Since March 2020, I have spent the majority of my days in grief.
My brother began the process of passing away at the end of that month, after a cardiac episode that was both a shock and not a total surprise at the same time. In those early days of lockdown, you and I and all of us were so lonely and scared, grasping at whatever updates we could get, while the truth of what we knew of the virus kept shifting. And then suddenly, here I was, now also losing my only sibling, the only other person in the world who really understood — without being told the context first — what it was like to be in our family.
Nobody is an expert at grieving, although there was a part of me that thought, I survived my father passing away when I was a child, I will get through this too.

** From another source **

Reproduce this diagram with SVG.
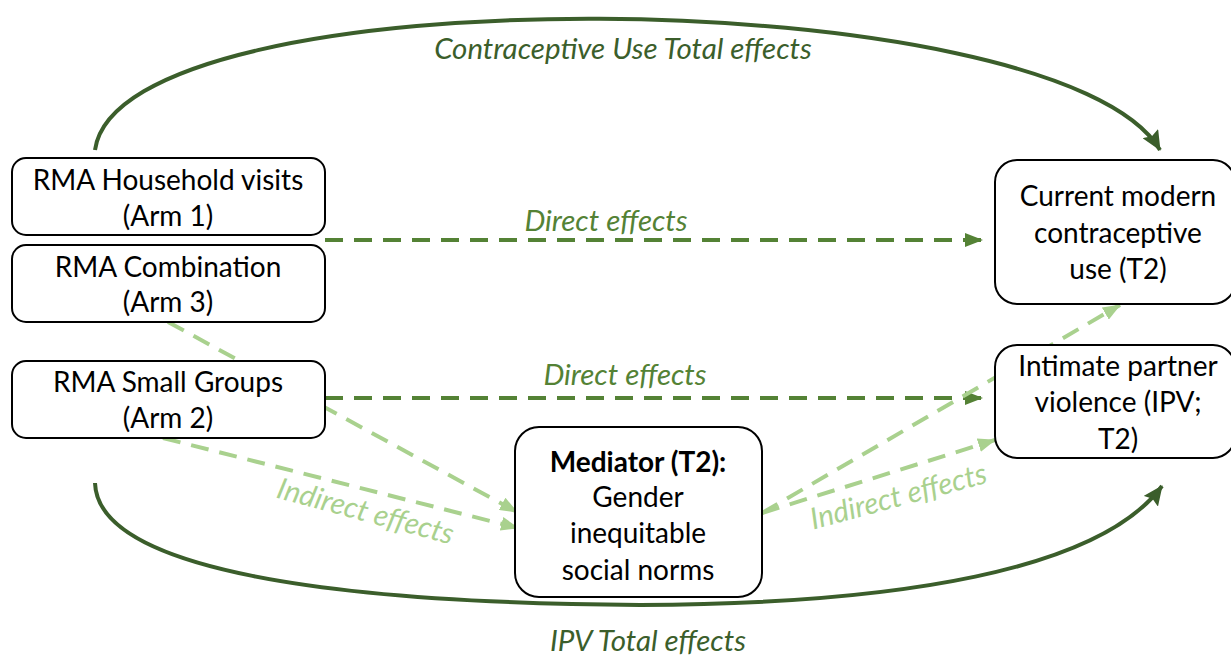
<svg xmlns="http://www.w3.org/2000/svg" width="1231" height="658" viewBox="0 0 1231 658">
<style>
.box{fill:#fff;stroke:#000;stroke-width:2}
.t{font-family:Lato,"Open Sans","Liberation Sans",sans-serif;font-size:28px;fill:#000;text-anchor:middle}
.b{font-weight:bold}
.lbl{font-family:Lato,"Open Sans","Liberation Sans",sans-serif;font-size:29.5px;font-style:italic;text-anchor:middle}
.total{fill:none;stroke:#3B5E2B;stroke-width:4}
.direct{fill:none;stroke:#548235;stroke-width:4;stroke-dasharray:18 11}
.ind{fill:none;stroke:#A9D18E;stroke-width:4;stroke-dasharray:18 11}
</style>
<defs>
<marker id="aTot" markerUnits="userSpaceOnUse" markerWidth="20" markerHeight="18" refX="19" refY="9" orient="auto"><path d="M0,0 L20,9 L0,18 L3,9 z" fill="#3B5E2B"/></marker>
<marker id="aDir" markerUnits="userSpaceOnUse" markerWidth="18" markerHeight="14" refX="17" refY="7" orient="auto"><path d="M0,0 L18,7 L0,14 z" fill="#548235"/></marker>
<marker id="aInd" markerUnits="userSpaceOnUse" markerWidth="18" markerHeight="14" refX="17" refY="7" orient="auto"><path d="M0,0 L18,7 L0,14 z" fill="#A9D18E"/></marker>
</defs>
<g id="connectors">
<path class="total" d="M95,150 C120,-30 1060,-20 1160,150" marker-end="url(#aTot)"/>
<path class="total" d="M95,483 C98,570 330,603 640,605 C900,604 1100,570 1162,486" marker-end="url(#aTot)"/>
<line class="direct" x1="325" y1="240" x2="982" y2="240" marker-end="url(#aDir)"/>
<line class="direct" x1="325" y1="398" x2="982" y2="398" marker-end="url(#aDir)"/>
<line class="ind" x1="168" y1="322" x2="517" y2="512" marker-end="url(#aInd)"/>
<line class="ind" x1="163" y1="438" x2="518" y2="528" marker-end="url(#aInd)"/>
<line class="ind" x1="762" y1="513" x2="1120" y2="305" marker-end="url(#aInd)"/>
<line class="ind" x1="762" y1="513" x2="995" y2="440" marker-end="url(#aInd)"/>
<text class="lbl" x="623" y="59" fill="#3B5E2B">Contraceptive Use Total effects</text>
<text class="lbl" x="606" y="231" fill="#548235">Direct effects</text>
<text class="lbl" x="625" y="385" fill="#548235">Direct effects</text>
<text class="lbl" fill="#A9D18E" transform="translate(363,521) rotate(15)">Indirect effects</text>
<text class="lbl" fill="#A9D18E" transform="translate(901,506) rotate(-15)">Indirect effects</text>
<text class="lbl" x="648" y="651" fill="#3B5E2B">IPV Total effects</text>
</g>
<g id="arm1"><rect class="box" x="12" y="158" width="313" height="77" rx="14"/><text class="t" x="168" y="190">RMA Household visits</text><text class="t" x="168" y="226">(Arm 1)</text></g>
<g id="arm3"><rect class="box" x="12" y="245" width="313" height="77" rx="14"/><text class="t" x="168" y="277">RMA Combination</text><text class="t" x="168" y="312">(Arm 3)</text></g>
<g id="arm2"><rect class="box" x="12" y="361" width="313" height="77" rx="14"/><text class="t" x="168" y="392">RMA Small Groups</text><text class="t" x="168" y="428">(Arm 2)</text></g>
<g id="contraceptive"><rect class="box" x="995" y="160" width="240" height="144" rx="22"/><text class="t" x="1118" y="206">Current modern</text><text class="t" x="1118" y="243">contraceptive</text><text class="t" x="1118" y="279">use (T2)</text></g>
<g id="ipv"><rect class="box" x="995" y="345" width="240" height="113" rx="22"/><text class="t" x="1118" y="376">Intimate partner</text><text class="t" x="1118" y="412">violence (IPV;</text><text class="t" x="1118" y="449">T2)</text></g>
<g id="mediator"><rect class="box" x="515" y="427" width="247" height="170" rx="24"/><text class="t b" x="638" y="472">Mediator (T2):</text><text class="t" x="638" y="507">Gender</text><text class="t" x="638" y="543">inequitable</text><text class="t" x="638" y="580">social norms</text></g>
</svg>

I could be the strong person for my niece and nephew and sister in law.
But the ugly context of the pandemic and then everything else that happened in the months that followed made it impossible to fully, properly grieve. There was always one more thing, and then a sense of guilt: where was the space for me, when the whole wide world was bereft?
There were moments of beauty, like the hummingbirds that kept coming by my window as I worked from home, and all of the sunrises. We got vaccinated. Our arms started to open back up. And I was able to finally…breathe…and start processing.

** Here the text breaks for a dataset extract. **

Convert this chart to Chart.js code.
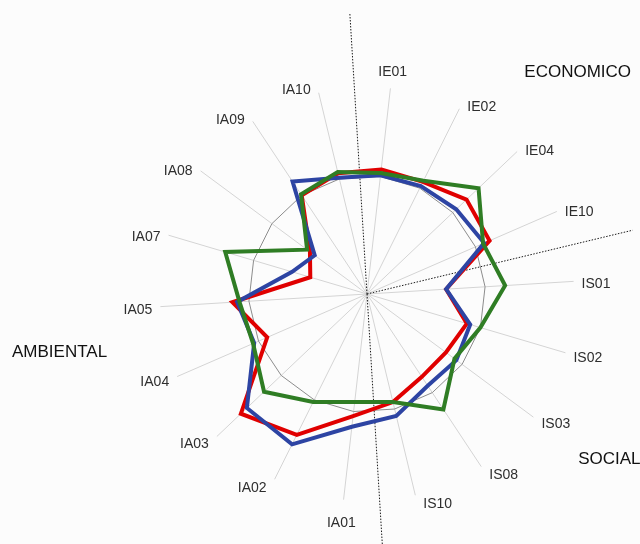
<!DOCTYPE html>
<html>
<head>
<meta charset="utf-8">
<script src="https://cdn.jsdelivr.net/npm/chart.js@4.4.0/dist/chart.umd.min.js"></script>
<style>
    body { margin: 0; background: #fcfcfc; }
    #wrap { width: 640px; height: 544px; position: relative; }
</style>
</head>
<body>
<div id="wrap"><canvas id="radarChart"></canvas></div>
<script>
const categories = ['IE01', 'IE02', 'IE04', 'IE10', 'IS01', 'IS02', 'IS03', 'IS08', 'IS10',
    'IA01', 'IA02', 'IA03', 'IA04', 'IA05', 'IA07', 'IA08', 'IA09', 'IA10'];

const serieRoja = [1.06, 1.06, 1.16, 1.13, 0.67, 0.88, 0.83, 0.84, 0.94, 1.04, 1.33, 1.47, 0.92, 1.14, 0.50, 0.60, 1.00, 1.05];
const serieAzul = [1.01, 1.02, 1.04, 1.08, 0.67, 0.91, 0.94, 0.93, 1.06, 1.13, 1.42, 1.40, 1.04, 1.10, 0.66, 0.55, 1.14, 1.01];
const serieVerde = [1.03, 1.07, 1.30, 1.07, 1.17, 1.00, 0.92, 1.17, 0.94, 0.92, 1.02, 1.20, 1.05, 1.08, 1.25, 0.63, 1.01, 1.06];
const referencia = [1, 1, 1, 1, 1, 1, 1, 1, 1, 1, 1, 1, 1, 1, 1, 1, 1, 1];

// sector names and the index of the first category in each one
const sectors = ['ECONOMICO', 'SOCIAL', 'AMBIENTAL'];
const sectorStart = [0, 4, 9];

// dotted sector dividers + sector names
const sectorPlugin = {
    id: 'sectorLines',
    beforeDatasetsDraw(chart) {
        const scale = chart.scales.r;
        const ctx = chart.ctx;
        const R = scale.drawingArea;
        const lengths = [1.36, 1.32, 1.4];
        const half = Math.PI / categories.length;
        ctx.save();
        ctx.strokeStyle = '#1a1a1a';
        ctx.lineWidth = 1;
        ctx.setLineDash([1.5, 1.5]);
        sectorStart.forEach((start, k) => {
            const a = scale.getIndexAngle(start) - half;
            const L = R * lengths[k];
            ctx.beginPath();
            ctx.moveTo(scale.xCenter, scale.yCenter);
            ctx.lineTo(scale.xCenter + L * Math.sin(a), scale.yCenter - L * Math.cos(a));
            ctx.stroke();
        });
        ctx.restore();
    },
    afterDraw(chart) {
        const scale = chart.scales.r;
        const ctx = chart.ctx;
        const R = scale.drawingArea;
        const xC = scale.xCenter;
        const yC = scale.yCenter;
        ctx.save();

        // category labels round the spokes
        ctx.font = '14px "Liberation Sans", Arial, sans-serif';
        ctx.fillStyle = '#2e2e2e';
        ctx.textBaseline = 'middle';
        categories.forEach((label, i) => {
            const a = scale.getIndexAngle(i);
            const s = Math.sin(a);
            const c = Math.cos(a);
            let x, y;
            if (Math.abs(s) < 0.15) {
                ctx.textAlign = 'center';
                x = xC + (R + 20) * s;
                y = yC - (R + 20) * c + 3.5;
            } else {
                ctx.textAlign = s > 0 ? 'left' : 'right';
                x = xC + R * s + (s > 0 ? 8 : -8);
                y = yC - (R + 6) * c + 3.5;
            }
            ctx.fillText(label, x, y);
        });

        // sector names
        const spots = [[0.76, -1.07], [1.02, 0.8], [-1.715, 0.28]];
        ctx.font = '17px "Liberation Sans", Arial, sans-serif';
        ctx.fillStyle = '#111';
        ctx.textAlign = 'left';
        sectors.forEach((name, k) => {
            ctx.fillText(name, xC + spots[k][0] * R, yC + spots[k][1] * R);
        });
        ctx.restore();
    }
};

const radarChart = () => {
    const ctx = document.getElementById('radarChart').getContext('2d');

    new Chart(ctx, {
        type: 'radar',
        data: {
            labels: categories,
            datasets: [
                {
                    label: 'Serie 1',
                    data: serieRoja,
                    borderColor: '#e00000',
                    borderWidth: 4,
                    order: 3,
                },
                {
                    label: 'Serie 2',
                    data: serieAzul,
                    borderColor: '#2d44a3',
                    borderWidth: 4,
                    order: 2,
                },
                {
                    label: 'Serie 3',
                    data: serieVerde,
                    borderColor: '#2f7d24',
                    borderWidth: 4,
                    order: 1,
                },
                {
                    label: 'Referencia',
                    data: referencia,
                    borderColor: '#8c8c8c',
                    borderWidth: 1,
                    order: 4,
                }
            ]
        },
        options: {
            responsive: true,
            maintainAspectRatio: false,
            animation: false,
            layout: {
                padding: { left: 160, top: 87, right: 65, bottom: 42 }
            },
            elements: {
                line: { tension: 0, fill: false },
                point: { radius: 0, hoverRadius: 0 }
            },
            scales: {
                r: {
                    min: 0,
                    max: 1.75,
                    startAngle: 6.5,
                    ticks: { display: false },
                    grid: { display: false },
                    angleLines: {
                        display: true,
                        color: '#d4d4d4',
                        lineWidth: 1
                    },
                    pointLabels: { display: false }
                }
            },
            plugins: {
                legend: { display: false },
                tooltip: { enabled: false }
            }
        },
        plugins: [sectorPlugin]
    });
}

document.addEventListener('DOMContentLoaded', radarChart);
</script>
</body>
</html>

And then, just as I was getting back on my feet, more things happened. There was more sickness in my immediate family. A coworker — ok, a client — with whom I was incredibly close, to the extent that she defined my career, unexpectedly passed away.
By spring of 2022, every single thing was always too much.

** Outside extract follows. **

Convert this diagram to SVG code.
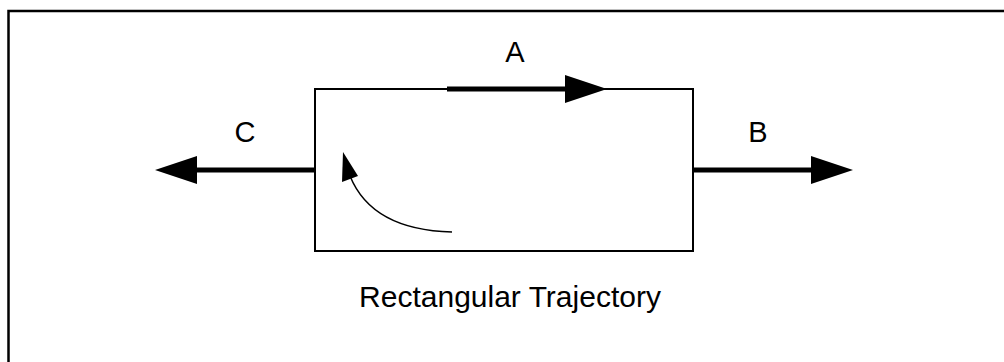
<svg xmlns="http://www.w3.org/2000/svg" width="1004" height="362" viewBox="0 0 1004 362">
<style>
.lbl{font-family:"Liberation Sans",Arial,sans-serif;font-size:29px;fill:#000;text-anchor:middle}
.cap{font-size:30px}
.thick{stroke:#000;stroke-width:5;fill:none}
</style>
<defs>
<marker id="head" markerUnits="userSpaceOnUse" markerWidth="44" markerHeight="30" refX="1" refY="14" orient="auto" overflow="visible">
<polygon points="0,0 42,14 0,28" fill="#000"/>
</marker>
</defs>
<rect width="1004" height="362" fill="#fff"/>
<g id="frame"><path d="M8.5,372 V11 H1014" fill="none" stroke="#000" stroke-width="2.5"/></g>
<g id="rect"><rect x="315" y="89" width="378" height="162" fill="none" stroke="#000" stroke-width="2"/></g>
<g id="connectors">
<line class="thick" x1="447" y1="89" x2="566" y2="89" marker-end="url(#head)"/>
<line class="thick" x1="693" y1="170" x2="812" y2="170" marker-end="url(#head)"/>
<line class="thick" x1="315" y1="170" x2="196" y2="170" marker-end="url(#head)"/>
<path d="M452,232 Q372,230 350,176" fill="none" stroke="#000" stroke-width="1.5"/>
<polygon points="343,152 358,176 342,182" fill="#000"/>
</g>
<g id="labels">
<text class="lbl" x="515" y="62">A</text>
<text class="lbl" x="758" y="142">B</text>
<text class="lbl" x="245" y="142">C</text>
<text class="lbl cap" x="510" y="307">Rectangular Trajectory</text>
</g>
</svg>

In the early 1990s, my mom and I moved to Portland, Oregon. We lived in a little cottage near the medical school where she had met my father, and later, where she and my brother and sister-in-law all worked. We had a white picket fence, and loads and loads of roses — if you’ve ever been to Portland, you know: everyone has roses.
My mom then was the age I am now. And at that time, she had a series of crises: divorce from my father, my father’s death two years later, my father’s mother — to whom my mom was incredibly close — dying a year after that. She was also the single parent of a depressed teenager.
In our yard, she planted a rose called Darlow’s Enigma, peeking through the slats of the picket fence. I, the depressed teenager, knew that, hell, everything is an enigma, and this rose was that embodiment. I respected that rose.
Back to 2022, I was looking for something that could mark endurance, a sign of being able to flourish through hard things. Darlow’s Enigma, my mom’s rose that flourished when she was dealing with the toughest time in her life, was the symbol of that.
Here it is.
In spring of 2023, I found myself in a series of ultrasounds and CT scans and MRI tubes, having been bedridden for weeks with an ovarian condition that we were hoping wasn’t cancerous. As I felt the warmth of contrast fluid, as I listened to the banging of the MRI, I focused on that rose now on my arm.
I’m still hoping some day that I’ll take over the yard.